(Short problem)
Only the number is wanted: count the lines in the data with "LaTeX" in them.

(Data shown)
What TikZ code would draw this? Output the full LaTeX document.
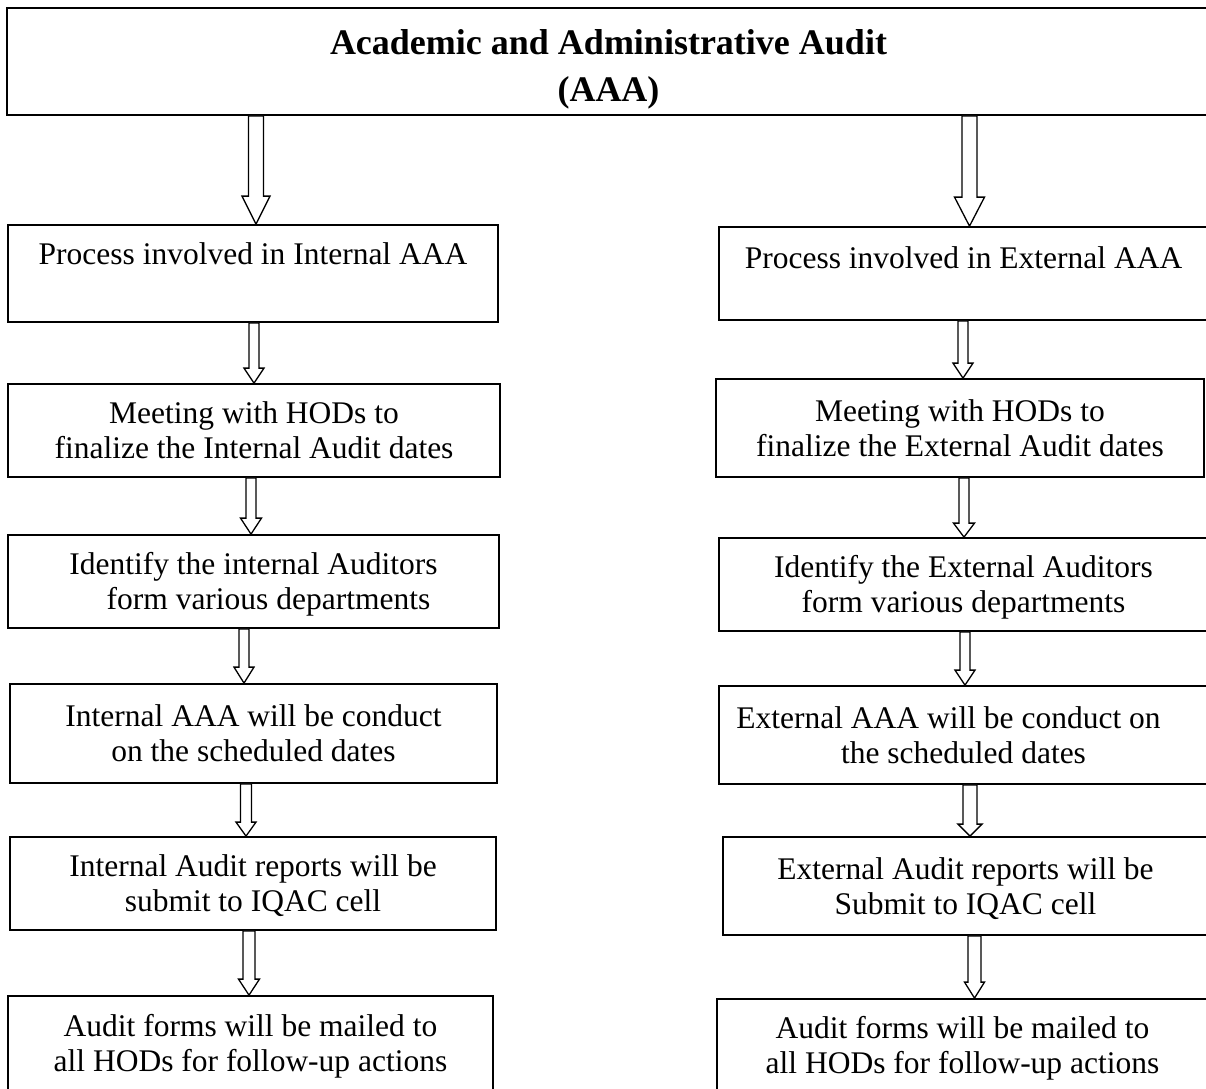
\documentclass[tikz,border=0pt]{standalone}
\usepackage{fontspec}
\setmainfont{Liberation Serif}
\usetikzlibrary{calc}
\newcommand{\mys}{\rule[-7pt]{0pt}{35pt}}
\newcommand{\tstr}{\rule[-4pt]{0pt}{44pt}}
\newcommand{\blockarrow}[5]{%
  \draw[barrow] ($(#1)+(-#3,0)$) -- ($(#2)+(-#3,-#5)$) -- ($(#2)+(-#4,-#5)$) -- (#2)
    -- ($(#2)+(#4,-#5)$) -- ($(#2)+(#3,-#5)$) -- ($(#1)+(#3,0)$) -- cycle;}
\tikzset{
  box/.style={draw, line width=1.8pt, inner sep=0pt, align=center, fill=white,
    font=\fontsize{31.5}{35}\selectfont},
  titlebox/.style={box, font=\fontsize{36}{47}\selectfont\bfseries},
  barrow/.style={draw, fill=white, line width=1.3pt, line join=miter}
}
\begin{document}
\begin{tikzpicture}[x=1pt,y=-1pt]
\useasboundingbox (0,0) rectangle (1206,1088);
\clip (0,0) rectangle (1206,1088);
\fill[white] (0,0) rectangle (1206,1088);
% title
\node[titlebox, minimum width=1203, minimum height=107] (top) at (608.5,61.5)
  {Academic and Administrative Audit\tstr\\(AAA)\tstr};
% left column
\node[box, minimum width=490, minimum height=97] (L1) at (253,273.5)
  {Process involved in Internal AAA\rule[-47pt]{0pt}{75pt}};
\node[box, minimum width=492, minimum height=93] (L2) at (254,430.5)
  {Meeting with HODs to\mys\\finalize the Internal Audit dates\mys};
\node[box, minimum width=491, minimum height=93] (L3) at (253.5,581.5)
  {Identify the internal Auditors\mys\\\hspace*{30pt}form various departments\mys};
\node[box, minimum width=487, minimum height=99] (L4) at (253.5,733.5)
  {Internal AAA will be conduct\mys\\on the scheduled dates\mys};
\node[box, minimum width=486, minimum height=93] (L5) at (253,883.5)
  {Internal Audit reports will be\mys\\submit to IQAC cell\mys};
\node[box, minimum width=485, minimum height=94] (L6) at (250.5,1043)
  {Audit forms will be mailed to\mys\\all HODs for follow-up actions\mys};
% right column
\node[box, minimum width=489, minimum height=93] (R1) at (963.5,273.5)
  {Process involved in External AAA\rule[-39pt]{0pt}{67pt}};
\node[box, minimum width=488, minimum height=98] (R2) at (960,428)
  {Meeting with HODs to\mys\\finalize the External Audit dates\mys};
\node[box, minimum width=489, minimum height=93] (R3) at (963.5,584.5)
  {Identify the External Auditors\mys\\form various departments\mys};
\node[box, minimum width=489, minimum height=98] (R4) at (963.5,735)
  {External AAA will be conduct on\hspace*{30pt}\mys\\the scheduled dates\mys};
\node[box, minimum width=485, minimum height=98] (R5) at (965.5,886)
  {External Audit reports will be\mys\\Submit to IQAC cell\mys};
\node[box, minimum width=491, minimum height=93] (R6) at (962.5,1045.5)
  {Audit forms will be mailed to\mys\\all HODs for follow-up actions\mys};
% arrow columns
\coordinate (xL1) at (256,0);
\coordinate (xR1) at (969.5,0);
\coordinate (xL2) at (254,0);
\coordinate (xR2) at (963,0);
\coordinate (xL3) at (251,0);
\coordinate (xR3) at (964,0);
\coordinate (xL4) at (244,0);
\coordinate (xR4) at (965,0);
\coordinate (xL5) at (246,0);
\coordinate (xR5) at (970,0);
\coordinate (xL6) at (249,0);
\coordinate (xR6) at (974.5,0);
% arrows
\blockarrow{top.south -| xL1}{L1.north -| xL1}{7.5}{14}{28}
\blockarrow{top.south -| xR1}{R1.north -| xR1}{7.5}{15}{29}
\blockarrow{L1.south -| xL2}{L2.north -| xL2}{5}{10}{15}
\blockarrow{R1.south -| xR2}{R2.north -| xR2}{5}{10}{15}
\blockarrow{L2.south -| xL3}{L3.north -| xL3}{5}{10.5}{16}
\blockarrow{R2.south -| xR3}{R3.north -| xR3}{5}{10.5}{14}
\blockarrow{L3.south -| xL4}{L4.north -| xL4}{5}{10}{16}
\blockarrow{R3.south -| xR4}{R4.north -| xR4}{5}{10}{15}
\blockarrow{L4.south -| xL5}{L5.north -| xL5}{5.5}{10}{14}
\blockarrow{R4.south -| xR5}{R5.north -| xR5}{7}{12}{12}
\blockarrow{L5.south -| xL6}{L6.north -| xL6}{6}{10.5}{16}
\blockarrow{R5.south -| xR6}{R6.north -| xR6}{6.5}{10}{16}
\end{tikzpicture}
\end{document}
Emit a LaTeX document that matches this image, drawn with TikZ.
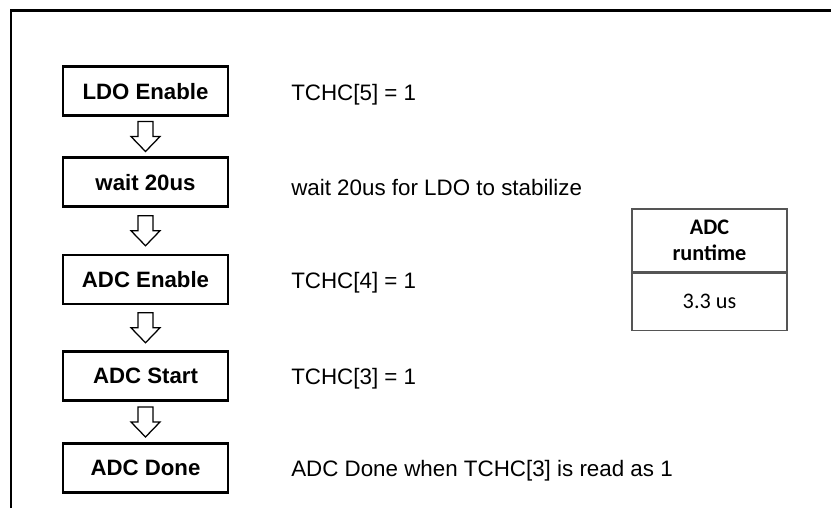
\documentclass[tikz,border=0pt]{standalone}
\usepackage{fontspec}
\setmainfont{Liberation Sans}
\newfontfamily\tablefont{Carlito}
\usetikzlibrary{calc,positioning}
\definecolor{framecol}{RGB}{0,0,0}
\definecolor{cellcol}{RGB}{85,85,85}
\tikzset{
  stepbox/.style={draw,line width=1.5pt,minimum width=4.125cm,minimum height=1.225cm,inner sep=0pt,text depth=0pt,font=\fontsize{15.8}{18}\selectfont\bfseries},
  note/.style={anchor=base west,inner sep=0pt,font=\fontsize{15.9}{18}\selectfont},
  hollow/.style={draw,line width=0.9pt,fill=white,line join=miter},
  rtcell/.style={draw=cellcol,line width=0.8pt,minimum width=3.875cm,inner sep=0pt,align=center,font=\tablefont\fontsize{15.8}{18.4}\selectfont}
}
\begin{document}
\begin{tikzpicture}[x=0.025cm,y=-0.025cm]
  \useasboundingbox (0,0) rectangle (831,508);
  \draw[framecol,line width=2.1pt] (11,508) -- (11,10.5) -- (831,10.5);
  % flow steps
  \node[stepbox] (ldo)   at (145.5,91)  {LDO Enable};
  \node[stepbox] (wait)  at (145.5,182) {wait 20us};
  \node[stepbox] (adcen) at (145.5,279.5) {ADC Enable};
  \node[stepbox] (adcst) at (145.5,376) {ADC Start};
  \node[stepbox] (done)  at (145.5,468) {ADC Done};
  \foreach \a/\b in {ldo/wait,wait/adcen,adcen/adcst,adcst/done}{
    \draw[hollow] ($(\a.south)!0.5!(\b.north)$) ++(-7.5,-15) -- ++(15,0) -- ++(0,15) -- ++(7,0) -- ++(-14.5,15) -- ++(-14.5,-15) -- ++(7,0) -- cycle;}
  % register notes
  \node[note] (ldonote)  at (291,100)   {TCHC[5] = 1};
  \node[note] (waitnote) at (291,195)   {wait 20us for LDO to stabilize};
  \node[note] (ennote)   at (291,288.5) {TCHC[4] = 1};
  \node[note] (stnote)   at (291,384.5) {TCHC[3] = 1};
  \node[note] (donenote) at (291,476.5) {ADC Done when TCHC[3] is read as 1};
  % runtime table
  \node[rtcell,minimum height=1.575cm] (rthead) at (709.5,240.5) {\bfseries ADC\\\bfseries runtime};
  \node[rtcell,minimum height=1.425cm,below=0pt of rthead] (rtval) {3.3 us};
\end{tikzpicture}
\end{document}
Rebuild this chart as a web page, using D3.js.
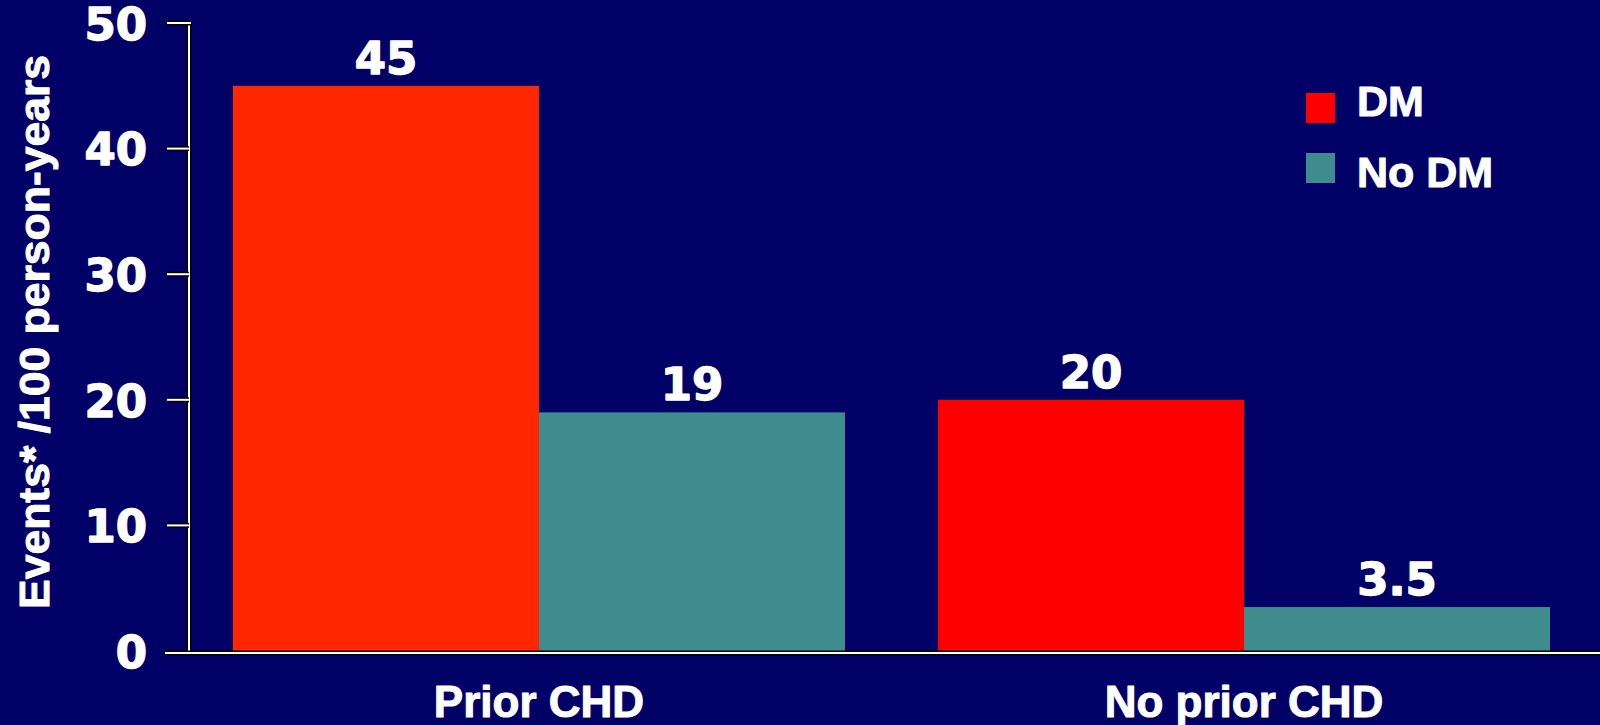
<!DOCTYPE html>
<html>
<head>
<meta charset="utf-8">
<script src="https://cdn.jsdelivr.net/npm/d3@7"></script>
<style>
  html, body { margin: 0; padding: 0; background: #000066; }
  svg { display: block; }
  text { stroke: #fff; stroke-linejoin: round; }
</style>
</head>
<body>
<svg id="chart" width="1600" height="725"></svg>
<script>
// Event rates per 100 person-years, by prior CHD and diabetes status
const categories = ["Prior CHD", "No prior CHD"];
const seriesNames = ["DM", "No DM"];
const dmValues = [45, 20];
const noDmValues = [19, 3.5];
const valueLabels = [["45", "19"], ["20", "3.5"]];
const yTicks = [0, 10, 20, 30, 40, 50];
const yTitle = "Events* /100 person-years";

// fills: the DM bar in the first group is a slightly orange red
const dmFills = ["#FF2600", "#FF0000"];
const noDmFill = "#3F8C8F";
const legendFills = ["#FF0000", "#3F8C8F"];

const svg = d3.select("#chart");
const W = 1600, H = 725;
svg.append("rect").attr("width", W).attr("height", H).attr("fill", "#000066");

const textFont = "'Liberation Sans', Arial, sans-serif";
const numFont = "'DejaVu Sans', 'Liberation Sans', sans-serif";

const x0 = d3.scaleBand().domain(categories).range([189, 1594])
  .paddingInner(0.132).paddingOuter(0.0624);
const x1 = d3.scaleBand().domain(seriesNames).range([0, x0.bandwidth()]).padding(0);
const y = d3.scaleLinear().domain([0, 50]).range([651, 23]);

const rows = categories.map((c, i) => ({
  cat: c,
  bars: [
    { s: "DM", v: dmValues[i], fill: dmFills[i], label: valueLabels[i][0] },
    { s: "No DM", v: noDmValues[i], fill: noDmFill, label: valueLabels[i][1] }
  ]
}));

const groups = svg.selectAll("g.grp").data(rows).join("g")
  .attr("class", "grp")
  .attr("transform", d => `translate(${x0(d.cat)},0)`);

groups.selectAll("rect").data(d => d.bars).join("rect")
  .attr("x", d => x1(d.s))
  .attr("y", d => y(d.v))
  .attr("width", x1.bandwidth())
  .attr("height", d => y(0) - y(d.v))
  .attr("fill", d => d.fill);

groups.selectAll("text.val").data(d => d.bars).join("text")
  .attr("class", "val")
  .attr("x", d => x1(d.s) + x1.bandwidth() / 2)
  .attr("y", d => y(d.v) - 12)
  .attr("text-anchor", "middle")
  .attr("fill", "#fff")
  .attr("stroke-width", 1.4)
  .style("font-family", numFont)
  .style("font-weight", "bold")
  .style("font-size", "45px")
  .text(d => d.label);

// axes: white strokes with a thin black outline
const axisX = 189;
function outlinedLine(g, x1p, y1p, x2p, y2p) {
  g.append("line").attr("x1", x1p).attr("y1", y1p).attr("x2", x2p).attr("y2", y2p)
    .attr("stroke", "#000").attr("stroke-width", 5);
  g.append("line").attr("x1", x1p).attr("y1", y1p).attr("x2", x2p).attr("y2", y2p)
    .attr("stroke", "#fff").attr("stroke-width", 2);
}
const axisG = svg.append("g");
outlinedLine(axisG, axisX, y(50), axisX, y(0) + 2);
yTicks.filter(t => t > 0).forEach(t => outlinedLine(axisG, 167, y(t), axisX + (t === 50 ? 2 : 0), y(t)));
outlinedLine(axisG, 165, y(0) + 2, 1600, y(0) + 2);

// y tick labels placed by the d3 axis generator
const yAxis = d3.axisLeft(y).tickValues(yTicks).tickSize(0).tickPadding(0).tickFormat(d3.format("d"));
const yAxisG = svg.append("g").attr("transform", "translate(147,0)").call(yAxis);
yAxisG.select(".domain").remove();
yAxisG.selectAll("text")
  .attr("fill", "#fff")
  .attr("stroke-width", 1.4)
  .attr("dy", "0.36em")
  .style("font-family", numFont)
  .style("font-weight", "bold")
  .style("font-size", "45px");

// y title
svg.append("text")
  .attr("transform", "translate(49,332) rotate(-90)")
  .attr("text-anchor", "middle")
  .attr("fill", "#fff")
  .attr("stroke-width", 1)
  .attr("textLength", 554)
  .attr("lengthAdjust", "spacingAndGlyphs")
  .style("font-family", textFont)
  .style("font-weight", "bold")
  .style("font-size", "42px")
  .text(yTitle);

// category labels
svg.selectAll("text.cat").data(categories).join("text")
  .attr("class", "cat")
  .attr("x", d => x0(d) + x0.bandwidth() / 2)
  .attr("y", 717)
  .attr("text-anchor", "middle")
  .attr("fill", "#fff")
  .attr("stroke-width", 1)
  .style("font-family", textFont)
  .style("font-weight", "bold")
  .style("font-size", "44px")
  .text(d => d);

// legend
const legend = svg.append("g");
const legY = [93, 153];
const legBase = [116, 187];
seriesNames.forEach((s, i) => {
  legend.append("rect").attr("x", 1306).attr("y", legY[i]).attr("width", 29).attr("height", 30)
    .attr("fill", legendFills[i]);
  legend.append("text").attr("x", 1357).attr("y", legBase[i])
    .attr("fill", "#fff")
    .attr("stroke-width", 1)
    .style("font-family", textFont)
    .style("font-weight", "bold")
    .style("font-size", "43px")
    .text(s);
});
</script>
</body>
</html>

(Solution to this exercise)
2